Job Splitting - TC01/Treemaker GitHub Wiki

Job Splitting

Sometimes, there are so many ntuples in one dataset you want to run over that it would take far too long, even with Treemaker-style multiprocessing. (Sometimes there are so many that attempting to use Treemaker multiprocessing causes strange behavior). To that end, you can use job splitting.

There are two ways you can ask your jobs to be split. They are referred to as "split into" and "split by" respectively (I apologize in advance for these names).

As a rule, you should not split your job into fewer ntuples than there are cores on the system(s) you are running Treemaker on. Because Treemaker is fully multi-cored anyway, this will not be more efficient.

Split Into N

"Split Into N" means you want to split your job into X jobs of size N. That means, each job will run over at most N ntuples.

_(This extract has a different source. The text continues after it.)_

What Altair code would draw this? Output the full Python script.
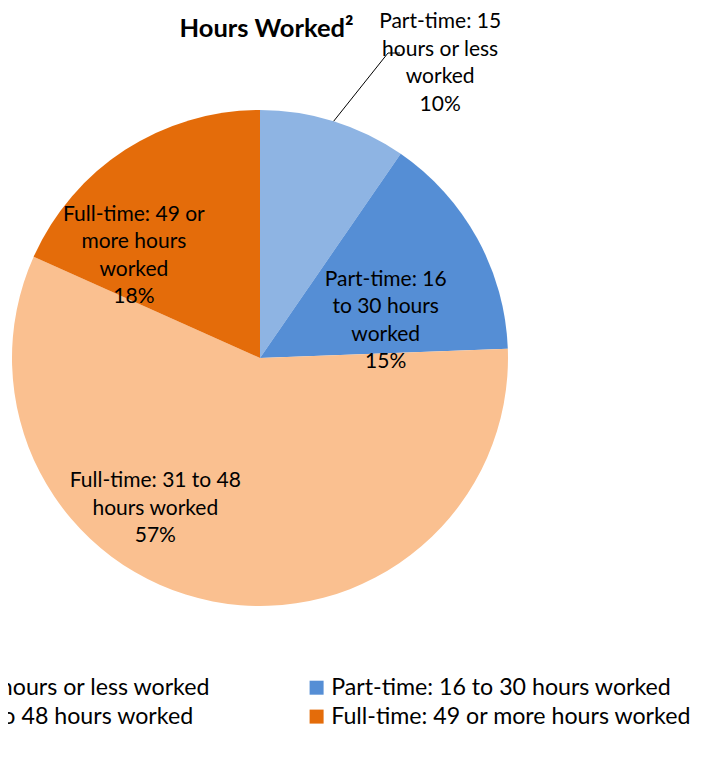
import math
import altair as alt
import pandas as pd

# ---- data ----
categories = [
    "Part-time: 15 hours or less worked",
    "Part-time: 16 to 30 hours worked",
    "Full-time: 31 to 48 hours worked",
    "Full-time: 49 or more hours worked",
]
values = [9.6, 14.8, 57.3, 18.3]
slice_text = [
    "Part-time: 15\nhours or less\nworked",
    "Part-time: 16\nto 30 hours\nworked",
    "Full-time: 31 to 48\nhours worked",
    "Full-time: 49 or\nmore hours\nworked",
]
pct_text = ["10%", "15%", "57%", "18%"]
colors = ["#8EB4E3", "#558ED5", "#FAC090", "#E46C0A"]
title_text = "Hours Worked\u00b2"

FONT = "Lato"
W, H = 685, 741
CX, CY, R = 252, 350, 248
total = sum(values)

df = pd.DataFrame({
    "category": categories,
    "value": values,
    "order": list(range(len(categories))),
    "label": [s + "\n" + p for s, p in zip(slice_text, pct_text)],
})

# legend fills column by column: order the domain so rows read 1,2 / 3,4
legend_order = [0, 2, 1, 3]
dom = [categories[i] for i in legend_order]
rng = [colors[i] for i in legend_order]

color = alt.Color(
    "category:N",
    scale=alt.Scale(domain=dom, range=rng),
    sort=dom,
    legend=alt.Legend(
        orient="none", legendX=-175, legendY=668, columns=2,
        columnPadding=94, rowPadding=5, symbolType="square", symbolSize=196,
        symbolStrokeWidth=0, labelFontSize=23.2, labelFont=FONT, labelColor="#000000",
        labelLimit=600, labelOffset=3, title=None, padding=0,
    ),
)

pie = alt.Chart(df).mark_arc(radius=R, strokeWidth=0).encode(
    theta=alt.Theta("value:Q", stack=True),
    order=alt.Order("order:Q"),
    color=color,
    x=alt.value(CX),
    y=alt.value(CY),
)

theta_scale = alt.Scale(domain=[0, total], range=[0, 2 * math.pi])

# per-label placement (radius, dx, dy) relative to the slice mid-angle
placement = {
    0: (290, 94, -59),
    1: (140, 3, -11),
    2: (140, -78, -14),
    3: (140, -50, -26),
}

labels = []
for idx, (rad, ddx, ddy) in placement.items():
    layer = alt.Chart(df).transform_stack(
        stack="value", groupby=[], as_=["v0", "v1"], sort=[alt.SortField("order")]
    ).transform_calculate(
        mid="(datum.v0 + datum.v1) / 2"
    ).transform_filter(
        alt.datum.order == idx
    ).mark_text(
        radius=rad, dx=ddx, dy=ddy, font=FONT, fontSize=21, lineBreak="\n",
        lineHeight=27.5, align="center", baseline="middle", color="#000000",
    ).encode(
        theta=alt.Theta("mid:Q", scale=theta_scale, stack=None),
        text="label:N",
        x=alt.value(CX),
        y=alt.value(CY),
    )
    labels.append(layer)

# leader line for the small outside label
mid0 = values[0] / 2 / total * 2 * math.pi
sx, sy = CX + R * math.sin(mid0), CY - R * math.cos(mid0)
ex, ey = 380, 45
leader = alt.Chart(pd.DataFrame({"k": [0]})).mark_rule(color="#000000", strokeWidth=1).encode(
    x=alt.value(sx), y=alt.value(sy), x2=alt.value(ex), y2=alt.value(ey)
)
leader2 = alt.Chart(pd.DataFrame({"k": [0]})).mark_rule(color="#000000", strokeWidth=1).encode(
    x=alt.value(ex), y=alt.value(ey), x2=alt.value(ex + 12), y2=alt.value(ey)
)

title = alt.Chart(pd.DataFrame({"t": [title_text]})).mark_text(
    font=FONT, fontSize=25.5, fontWeight="bold", align="center", baseline="alphabetic",
    color="#000000",
).encode(text="t:N", x=alt.value(258.5), y=alt.value(29))

chart = alt.layer(pie, *labels, leader, leader2, title).properties(
    width=W, height=H, autosize=alt.AutoSizeParams(type="none"), padding=0
).configure_view(stroke=None)

chart.save("out.html", embed_options={"renderer": "svg", "actions": False})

Use this option if, for example, you know how many cores your system has and want to limit the number of jobs that get scheduled at a time to the number of cores on the system. Let's say you have a 12-core machine and don't want to run more than 3x the number of cores, you could split into X jobs of size 36.

Split By N

"Split By N" means you want to split your job into N jobs of size X. This is the opposite of the above option.

Split By is useful if you know you want to run 5 separate jobs and don't necessarily care how many ntuples are in each one. If you have some sense as to the size of the dataset you are running over, this may be useful-- if you know it's a small dataset, for instance, 5 jobs might be sufficient, but if you know it's a large one maybe you'd want to use 20 or 30.

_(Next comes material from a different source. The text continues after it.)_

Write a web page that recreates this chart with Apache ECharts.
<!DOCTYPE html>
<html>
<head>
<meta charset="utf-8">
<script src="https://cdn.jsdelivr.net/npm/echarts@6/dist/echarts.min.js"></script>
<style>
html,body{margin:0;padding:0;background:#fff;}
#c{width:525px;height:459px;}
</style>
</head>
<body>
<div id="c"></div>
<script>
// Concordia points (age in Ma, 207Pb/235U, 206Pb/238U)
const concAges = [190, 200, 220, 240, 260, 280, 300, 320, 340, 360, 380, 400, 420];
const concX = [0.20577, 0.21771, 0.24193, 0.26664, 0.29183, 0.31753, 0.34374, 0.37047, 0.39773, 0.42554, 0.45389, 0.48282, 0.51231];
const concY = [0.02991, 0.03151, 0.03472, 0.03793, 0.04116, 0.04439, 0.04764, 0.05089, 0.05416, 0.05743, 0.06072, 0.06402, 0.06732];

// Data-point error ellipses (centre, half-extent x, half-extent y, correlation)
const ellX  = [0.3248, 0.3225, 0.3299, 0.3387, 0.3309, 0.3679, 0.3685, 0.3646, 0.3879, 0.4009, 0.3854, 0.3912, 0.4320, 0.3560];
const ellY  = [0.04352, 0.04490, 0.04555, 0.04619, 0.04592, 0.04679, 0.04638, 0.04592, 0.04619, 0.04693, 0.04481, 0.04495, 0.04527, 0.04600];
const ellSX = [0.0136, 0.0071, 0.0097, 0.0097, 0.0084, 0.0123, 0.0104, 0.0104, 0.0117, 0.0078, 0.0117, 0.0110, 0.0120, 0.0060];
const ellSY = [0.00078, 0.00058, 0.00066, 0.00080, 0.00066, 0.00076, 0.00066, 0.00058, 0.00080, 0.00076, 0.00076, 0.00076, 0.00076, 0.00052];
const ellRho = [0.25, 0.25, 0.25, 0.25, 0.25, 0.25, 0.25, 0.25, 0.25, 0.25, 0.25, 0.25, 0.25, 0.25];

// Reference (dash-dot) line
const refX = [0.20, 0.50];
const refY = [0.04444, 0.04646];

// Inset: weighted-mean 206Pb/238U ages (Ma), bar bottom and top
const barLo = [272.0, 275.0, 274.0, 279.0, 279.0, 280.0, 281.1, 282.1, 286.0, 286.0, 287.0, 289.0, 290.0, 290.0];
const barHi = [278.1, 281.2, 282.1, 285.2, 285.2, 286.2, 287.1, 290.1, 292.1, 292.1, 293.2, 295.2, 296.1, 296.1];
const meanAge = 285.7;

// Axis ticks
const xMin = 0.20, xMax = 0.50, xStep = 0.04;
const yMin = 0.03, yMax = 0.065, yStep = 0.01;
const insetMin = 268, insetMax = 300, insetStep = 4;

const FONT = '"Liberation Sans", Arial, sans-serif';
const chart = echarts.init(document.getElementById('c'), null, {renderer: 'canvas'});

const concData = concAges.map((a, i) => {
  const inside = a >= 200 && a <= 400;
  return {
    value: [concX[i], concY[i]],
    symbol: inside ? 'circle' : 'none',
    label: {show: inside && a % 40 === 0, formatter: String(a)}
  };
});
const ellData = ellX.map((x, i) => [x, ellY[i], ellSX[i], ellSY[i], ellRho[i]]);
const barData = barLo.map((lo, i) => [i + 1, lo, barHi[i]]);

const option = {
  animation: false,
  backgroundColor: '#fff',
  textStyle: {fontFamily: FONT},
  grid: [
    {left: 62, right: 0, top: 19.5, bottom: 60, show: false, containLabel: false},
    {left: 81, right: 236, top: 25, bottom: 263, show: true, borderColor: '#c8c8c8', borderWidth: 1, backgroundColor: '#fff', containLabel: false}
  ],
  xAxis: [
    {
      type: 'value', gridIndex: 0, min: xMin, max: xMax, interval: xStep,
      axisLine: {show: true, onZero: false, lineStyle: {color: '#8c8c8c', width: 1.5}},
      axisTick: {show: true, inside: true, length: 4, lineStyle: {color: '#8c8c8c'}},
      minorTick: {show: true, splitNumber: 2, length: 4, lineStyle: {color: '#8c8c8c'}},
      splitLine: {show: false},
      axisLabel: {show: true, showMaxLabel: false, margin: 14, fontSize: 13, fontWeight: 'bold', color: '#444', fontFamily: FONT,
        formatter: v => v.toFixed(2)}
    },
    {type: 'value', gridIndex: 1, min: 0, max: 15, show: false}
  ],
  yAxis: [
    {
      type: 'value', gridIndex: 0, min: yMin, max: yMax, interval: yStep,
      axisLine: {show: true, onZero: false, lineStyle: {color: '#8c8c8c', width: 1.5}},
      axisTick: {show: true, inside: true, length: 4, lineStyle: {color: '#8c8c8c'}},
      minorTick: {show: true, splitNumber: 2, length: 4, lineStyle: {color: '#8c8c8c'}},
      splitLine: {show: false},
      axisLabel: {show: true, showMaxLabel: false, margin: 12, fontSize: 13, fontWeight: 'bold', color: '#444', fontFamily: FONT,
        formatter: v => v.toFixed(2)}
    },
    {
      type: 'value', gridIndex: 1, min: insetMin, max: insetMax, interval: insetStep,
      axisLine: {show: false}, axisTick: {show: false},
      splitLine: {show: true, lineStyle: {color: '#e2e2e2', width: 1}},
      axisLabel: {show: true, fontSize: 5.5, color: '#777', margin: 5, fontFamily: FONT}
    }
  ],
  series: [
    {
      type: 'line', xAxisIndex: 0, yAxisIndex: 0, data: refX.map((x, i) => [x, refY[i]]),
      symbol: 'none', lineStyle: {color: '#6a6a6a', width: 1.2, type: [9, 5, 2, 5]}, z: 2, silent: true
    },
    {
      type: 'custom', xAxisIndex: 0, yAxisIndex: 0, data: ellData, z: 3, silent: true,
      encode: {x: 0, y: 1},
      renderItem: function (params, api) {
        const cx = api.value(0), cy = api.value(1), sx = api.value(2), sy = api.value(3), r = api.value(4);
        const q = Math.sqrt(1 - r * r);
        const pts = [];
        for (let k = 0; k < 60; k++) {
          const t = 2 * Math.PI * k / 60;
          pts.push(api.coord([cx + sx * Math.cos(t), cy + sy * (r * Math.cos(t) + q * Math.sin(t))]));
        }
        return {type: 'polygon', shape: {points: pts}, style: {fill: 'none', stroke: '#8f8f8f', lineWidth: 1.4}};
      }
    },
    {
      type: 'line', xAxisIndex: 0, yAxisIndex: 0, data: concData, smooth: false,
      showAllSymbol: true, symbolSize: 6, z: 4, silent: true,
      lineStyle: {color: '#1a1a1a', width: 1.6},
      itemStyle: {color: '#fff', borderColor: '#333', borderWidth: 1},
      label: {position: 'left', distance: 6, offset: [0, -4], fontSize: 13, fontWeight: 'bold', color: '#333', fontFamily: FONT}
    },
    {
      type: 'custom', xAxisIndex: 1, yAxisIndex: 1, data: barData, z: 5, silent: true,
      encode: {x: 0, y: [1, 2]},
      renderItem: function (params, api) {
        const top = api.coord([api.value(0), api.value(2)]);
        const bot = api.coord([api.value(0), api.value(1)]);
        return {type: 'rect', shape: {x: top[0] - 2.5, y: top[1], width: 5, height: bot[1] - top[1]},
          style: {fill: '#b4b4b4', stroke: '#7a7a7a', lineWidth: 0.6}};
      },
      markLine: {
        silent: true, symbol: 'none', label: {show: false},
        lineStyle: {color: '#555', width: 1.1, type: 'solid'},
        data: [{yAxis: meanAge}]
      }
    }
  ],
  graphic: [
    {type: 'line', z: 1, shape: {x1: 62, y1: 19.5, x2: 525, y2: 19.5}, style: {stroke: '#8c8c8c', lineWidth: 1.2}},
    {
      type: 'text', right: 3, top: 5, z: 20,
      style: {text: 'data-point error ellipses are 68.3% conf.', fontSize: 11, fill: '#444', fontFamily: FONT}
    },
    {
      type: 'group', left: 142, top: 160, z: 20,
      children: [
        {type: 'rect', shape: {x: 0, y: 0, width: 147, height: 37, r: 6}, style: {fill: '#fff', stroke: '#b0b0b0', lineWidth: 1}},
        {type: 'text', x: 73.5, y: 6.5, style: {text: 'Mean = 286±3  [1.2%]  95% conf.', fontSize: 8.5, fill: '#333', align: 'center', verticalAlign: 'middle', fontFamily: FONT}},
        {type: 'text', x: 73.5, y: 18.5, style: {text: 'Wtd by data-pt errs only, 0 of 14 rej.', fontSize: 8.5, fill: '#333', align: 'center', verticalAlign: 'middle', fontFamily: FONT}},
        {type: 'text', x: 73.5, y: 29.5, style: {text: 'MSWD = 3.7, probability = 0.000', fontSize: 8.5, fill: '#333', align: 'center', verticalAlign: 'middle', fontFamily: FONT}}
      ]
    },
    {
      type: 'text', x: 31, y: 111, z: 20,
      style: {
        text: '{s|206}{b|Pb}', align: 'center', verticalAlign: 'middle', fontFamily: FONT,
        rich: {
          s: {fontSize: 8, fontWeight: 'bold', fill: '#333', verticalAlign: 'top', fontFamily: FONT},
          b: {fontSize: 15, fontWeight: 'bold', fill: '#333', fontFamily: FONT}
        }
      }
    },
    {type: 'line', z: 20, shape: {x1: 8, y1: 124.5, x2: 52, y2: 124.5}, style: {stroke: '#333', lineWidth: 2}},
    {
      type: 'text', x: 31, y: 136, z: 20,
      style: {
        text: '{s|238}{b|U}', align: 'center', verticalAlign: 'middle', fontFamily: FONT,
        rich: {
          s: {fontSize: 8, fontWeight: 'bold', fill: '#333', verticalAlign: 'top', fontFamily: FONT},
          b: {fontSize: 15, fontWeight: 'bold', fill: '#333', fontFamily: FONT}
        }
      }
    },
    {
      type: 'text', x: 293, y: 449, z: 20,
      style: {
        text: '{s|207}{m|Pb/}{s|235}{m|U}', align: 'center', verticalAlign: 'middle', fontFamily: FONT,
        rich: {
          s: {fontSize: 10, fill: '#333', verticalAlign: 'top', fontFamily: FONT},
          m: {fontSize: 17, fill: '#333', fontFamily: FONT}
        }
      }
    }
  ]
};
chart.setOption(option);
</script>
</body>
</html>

(Or 50 or 100, for really large samples).

How It Works

You can pass the --split-by N or --split-into N options to treemaker-config to set the splitting options in a configuration file. For more information about config files, see that section.

Note that if you try to specify both options at any point, an error will be thrown somewhere.

To run your jobs by hand with job splitting, you need to pass the --split-index I parameter to treemaker, asking for the Ith job to be executed. So --split-index 0 runs the first job, and so on.

If you're using the prototype condor integration, though, all you need to do is run:

treemaker-condor -fr _name_of_config_

And all the jobs will automatically be created and submitted.